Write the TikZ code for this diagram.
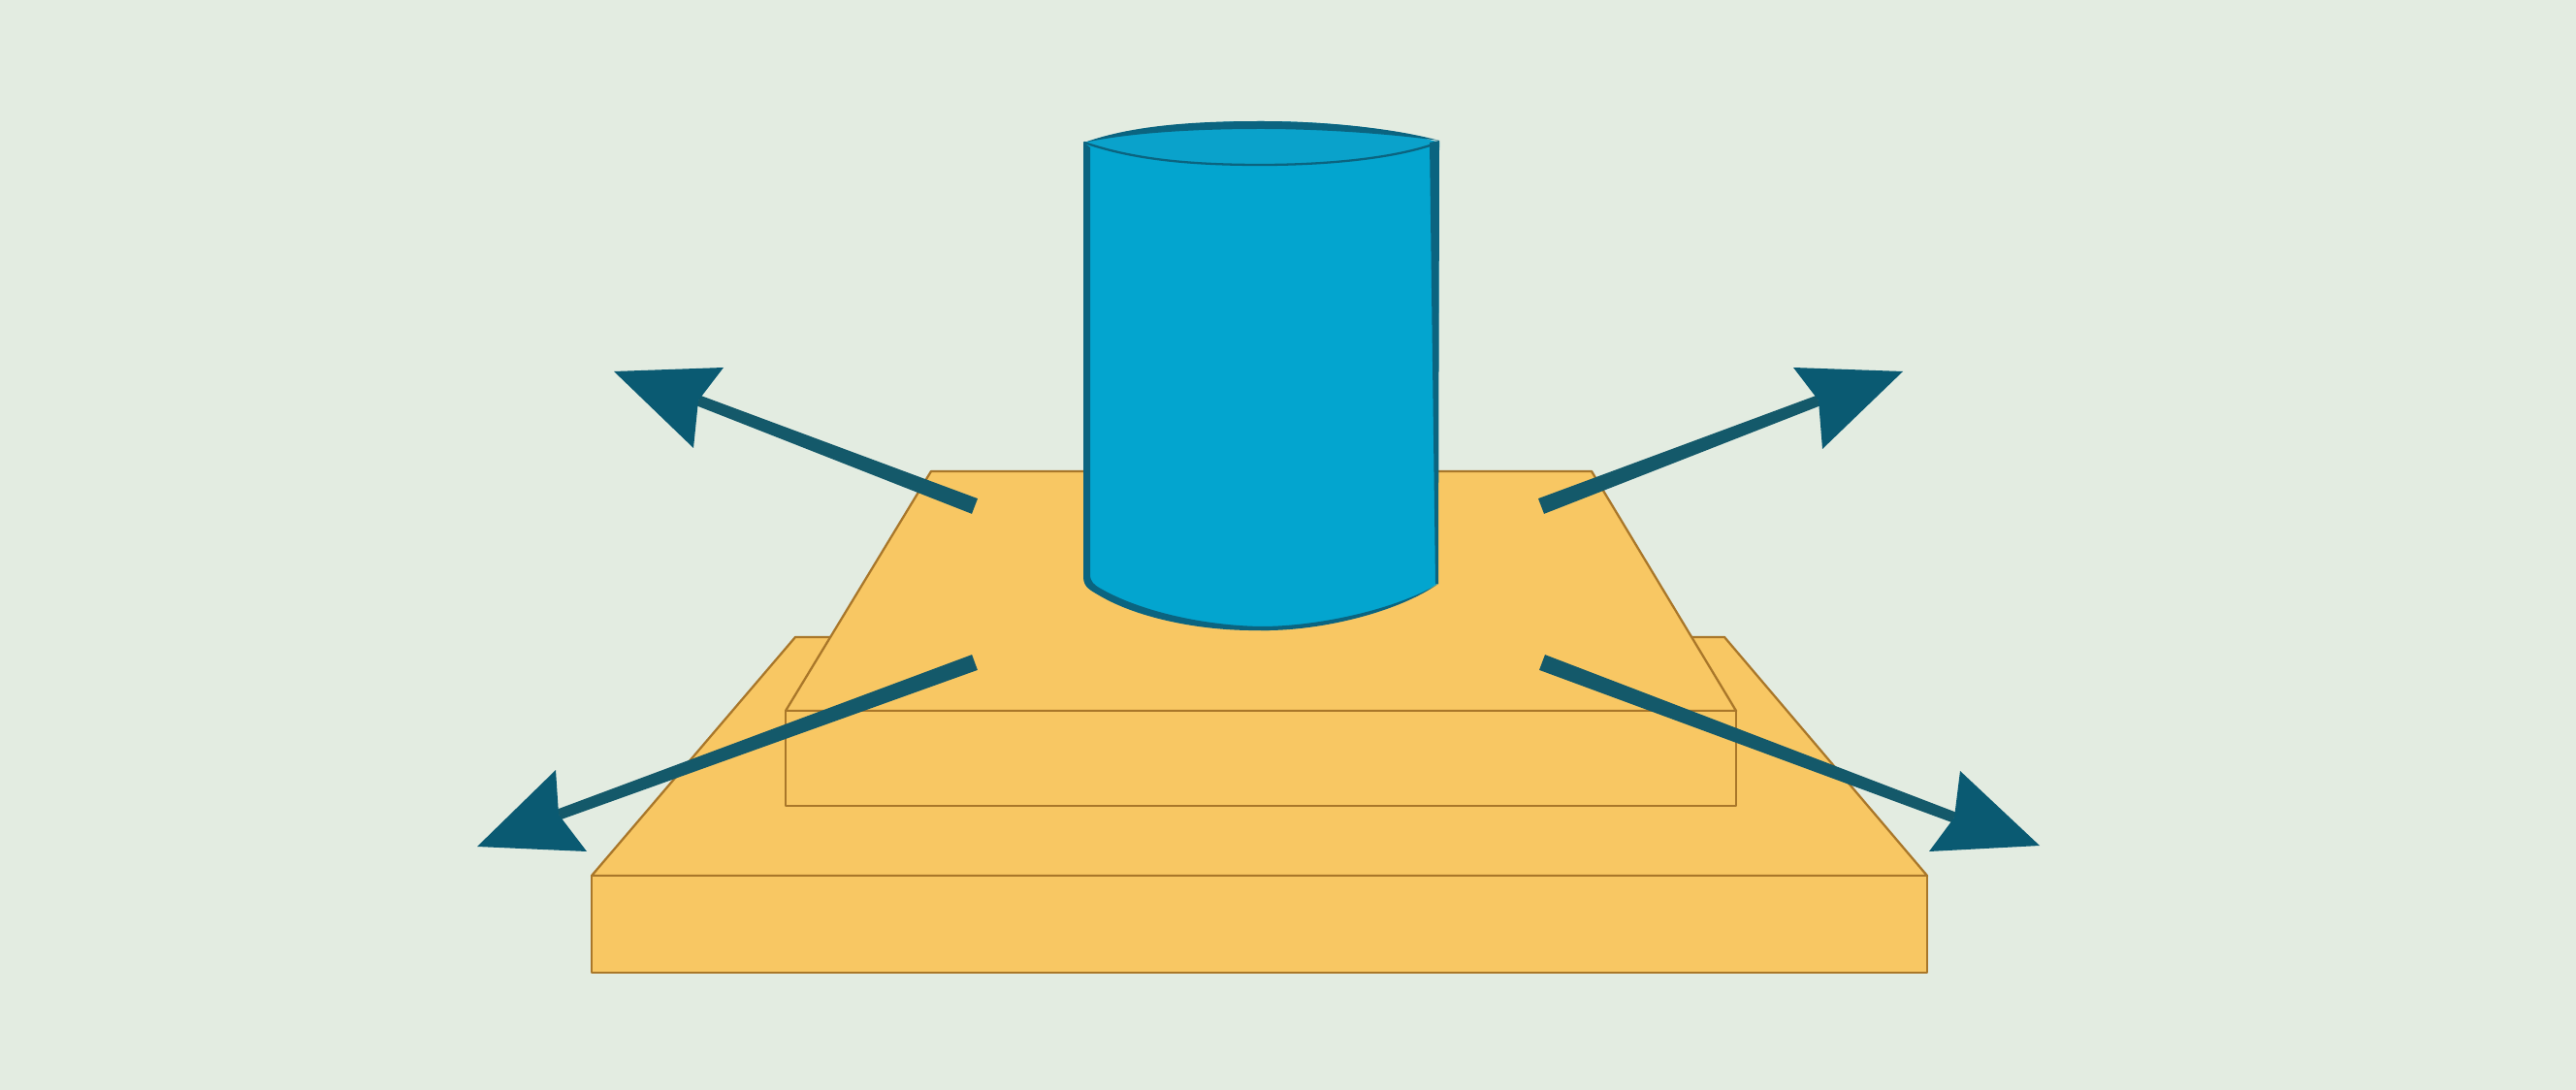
\documentclass[tikz,border=0pt]{standalone}
\usetikzlibrary{calc}
\definecolor{bgc}{HTML}{E3ECE1}
\definecolor{slab}{HTML}{F8C763}
\definecolor{slabline}{HTML}{A9772A}
\definecolor{cyl}{HTML}{03A5CF}
\definecolor{cyltop}{HTML}{0AA2CB}
\definecolor{cylline}{HTML}{0B6480}
\definecolor{arrowc}{HTML}{0A5A72}
\definecolor{shaftc}{HTML}{14596A}
\tikzset{
  slabface/.style={fill=slab,draw=slabline,line width=1.3pt,line join=round},
  cylface/.style={fill=cyl,draw=none},
  cylband/.style={fill=cylline,draw=none},
  cylstroke/.style={draw=cylline,line join=round,line cap=round},
  headfill/.style={fill=arrowc,draw=none},
  shaftbar/.style={fill=shaftc,draw=none}
}
\newcommand{\taper}[2]{%
  \path[shaftbar] ($(#1)!4.8pt!90:(#2)$) -- ($(#1)!4.8pt!-90:(#2)$)
    -- ($(#2)!3.2pt!90:(#1)$) -- ($(#2)!3.2pt!-90:(#1)$) -- cycle;}
\begin{document}
\begin{tikzpicture}[x=0.02cm,y=-0.02cm]
\useasboundingbox (0,0) rectangle (2656,1124);
\fill[bgc] (0,0) rectangle (2656,1124);
% lower slab
\path[slabface] (610,903) -- (820,657) -- (1778,657) -- (1987,903) -- cycle;
\path[slabface] (610,903) rectangle (1987,1003);
% upper slab
\path[slabface] (810,733) -- (960,486) -- (1641,486) -- (1790,733) -- cycle;
\path[slabface] (810,733) rectangle (1790,831);
% cylinder body
\path[cylface] (1118,147) -- (1118,595) .. controls (1118,605) and (1125,608) .. (1135,614)
  .. controls (1175,637) and (1240,650) .. (1300,649)
  .. controls (1360,650) and (1440,630) .. (1482,602) -- (1484,147) -- cycle;
\path[cylface,fill=cyltop] (1118,147) .. controls (1170,130) and (1240,125) .. (1300,125)
  .. controls (1370,125) and (1440,133) .. (1484,147)
  .. controls (1440,163) and (1370,170) .. (1300,170)
  .. controls (1230,170) and (1170,165) .. (1118,147) -- cycle;
% left side and lower rim
\path[cylband] (1117,147) -- (1117,595) .. controls (1117,606) and (1125,609) .. (1135,615)
  .. controls (1175,638) and (1240,651) .. (1300,650)
  -- (1310,650) -- (1310,646) -- (1300,646)
  .. controls (1240,645) and (1175,630) .. (1135,607)
  .. controls (1128,603) and (1124,600) .. (1124,592) -- (1124,152) -- cycle;
% right side
\path[cylband] (1474,147) -- (1484,145) -- (1483,602) -- (1480,602) -- cycle;
% lower rim, right part
\path[cylband] (1300,650) .. controls (1360,651) and (1440,632) .. (1483,602)
  .. controls (1440,628) and (1360,646) .. (1300,646) -- cycle;
% top rim
\path[cylband] (1118,147) .. controls (1170,128) and (1240,125) .. (1300,125)
  .. controls (1370,125) and (1440,133) .. (1484,145)
  .. controls (1440,139) and (1370,133) .. (1300,133)
  .. controls (1240,133) and (1170,136) .. (1118,147) -- cycle;
\draw[cylstroke,line width=1.3pt] (1483,147) .. controls (1440,163) and (1370,170) .. (1300,170)
  .. controls (1230,170) and (1170,165) .. (1118,147);
% arrows
\coordinate (ulTail) at (1005,522); \coordinate (ulNotch) at (720,413);
\coordinate (urTail) at (1589,522); \coordinate (urNotch) at (1875,413);
\coordinate (llTail) at (1005,683); \coordinate (llNotch) at (576,840);
\coordinate (lrTail) at (1590,683); \coordinate (lrNotch) at (2015,843);
\taper{ulTail}{ulNotch}
\taper{urTail}{urNotch}
\taper{llTail}{llNotch}
\taper{lrTail}{lrNotch}
\path[headfill] (633,383) -- (746,379) -- (ulNotch) -- (715,462) -- cycle;
\path[headfill] (1962,383) -- (1849,379) -- (urNotch) -- (1879,463) -- cycle;
\path[headfill] (492,873) -- (573,794) -- (llNotch) -- (605,878) -- cycle;
\path[headfill] (2103,872) -- (2021,795) -- (lrNotch) -- (1989,878) -- cycle;
\end{tikzpicture}
\end{document}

########################################

▶ [TASK STATEMENT] Exclude the images and reproduce the remaining data exactly.

▶ [RESPONSE TO THE EXERCISE]
Write the TikZ code for this diagram.
\documentclass[tikz,border=0pt]{standalone}
\usetikzlibrary{calc}
\definecolor{bgc}{HTML}{E3ECE1}
\definecolor{slab}{HTML}{F8C763}
\definecolor{slabline}{HTML}{A9772A}
\definecolor{cyl}{HTML}{03A5CF}
\definecolor{cyltop}{HTML}{0AA2CB}
\definecolor{cylline}{HTML}{0B6480}
\definecolor{arrowc}{HTML}{0A5A72}
\definecolor{shaftc}{HTML}{14596A}
\tikzset{
  slabface/.style={fill=slab,draw=slabline,line width=1.3pt,line join=round},
  cylface/.style={fill=cyl,draw=none},
  cylband/.style={fill=cylline,draw=none},
  cylstroke/.style={draw=cylline,line join=round,line cap=round},
  headfill/.style={fill=arrowc,draw=none},
  shaftbar/.style={fill=shaftc,draw=none}
}
\newcommand{\taper}[2]{%
  \path[shaftbar] ($(#1)!4.8pt!90:(#2)$) -- ($(#1)!4.8pt!-90:(#2)$)
    -- ($(#2)!3.2pt!90:(#1)$) -- ($(#2)!3.2pt!-90:(#1)$) -- cycle;}
\begin{document}
\begin{tikzpicture}[x=0.02cm,y=-0.02cm]
\useasboundingbox (0,0) rectangle (2656,1124);
\fill[bgc] (0,0) rectangle (2656,1124);
% lower slab
\path[slabface] (610,903) -- (820,657) -- (1778,657) -- (1987,903) -- cycle;
\path[slabface] (610,903) rectangle (1987,1003);
% upper slab
\path[slabface] (810,733) -- (960,486) -- (1641,486) -- (1790,733) -- cycle;
\path[slabface] (810,733) rectangle (1790,831);
% cylinder body
\path[cylface] (1118,147) -- (1118,595) .. controls (1118,605) and (1125,608) .. (1135,614)
  .. controls (1175,637) and (1240,650) .. (1300,649)
  .. controls (1360,650) and (1440,630) .. (1482,602) -- (1484,147) -- cycle;
\path[cylface,fill=cyltop] (1118,147) .. controls (1170,130) and (1240,125) .. (1300,125)
  .. controls (1370,125) and (1440,133) .. (1484,147)
  .. controls (1440,163) and (1370,170) .. (1300,170)
  .. controls (1230,170) and (1170,165) .. (1118,147) -- cycle;
% left side and lower rim
\path[cylband] (1117,147) -- (1117,595) .. controls (1117,606) and (1125,609) .. (1135,615)
  .. controls (1175,638) and (1240,651) .. (1300,650)
  -- (1310,650) -- (1310,646) -- (1300,646)
  .. controls (1240,645) and (1175,630) .. (1135,607)
  .. controls (1128,603) and (1124,600) .. (1124,592) -- (1124,152) -- cycle;
% right side
\path[cylband] (1474,147) -- (1484,145) -- (1483,602) -- (1480,602) -- cycle;
% lower rim, right part
\path[cylband] (1300,650) .. controls (1360,651) and (1440,632) .. (1483,602)
  .. controls (1440,628) and (1360,646) .. (1300,646) -- cycle;
% top rim
\path[cylband] (1118,147) .. controls (1170,128) and (1240,125) .. (1300,125)
  .. controls (1370,125) and (1440,133) .. (1484,145)
  .. controls (1440,139) and (1370,133) .. (1300,133)
  .. controls (1240,133) and (1170,136) .. (1118,147) -- cycle;
\draw[cylstroke,line width=1.3pt] (1483,147) .. controls (1440,163) and (1370,170) .. (1300,170)
  .. controls (1230,170) and (1170,165) .. (1118,147);
% arrows
\coordinate (ulTail) at (1005,522); \coordinate (ulNotch) at (720,413);
\coordinate (urTail) at (1589,522); \coordinate (urNotch) at (1875,413);
\coordinate (llTail) at (1005,683); \coordinate (llNotch) at (576,840);
\coordinate (lrTail) at (1590,683); \coordinate (lrNotch) at (2015,843);
\taper{ulTail}{ulNotch}
\taper{urTail}{urNotch}
\taper{llTail}{llNotch}
\taper{lrTail}{lrNotch}
\path[headfill] (633,383) -- (746,379) -- (ulNotch) -- (715,462) -- cycle;
\path[headfill] (1962,383) -- (1849,379) -- (urNotch) -- (1879,463) -- cycle;
\path[headfill] (492,873) -- (573,794) -- (llNotch) -- (605,878) -- cycle;
\path[headfill] (2103,872) -- (2021,795) -- (lrNotch) -- (1989,878) -- cycle;
\end{tikzpicture}
\end{document}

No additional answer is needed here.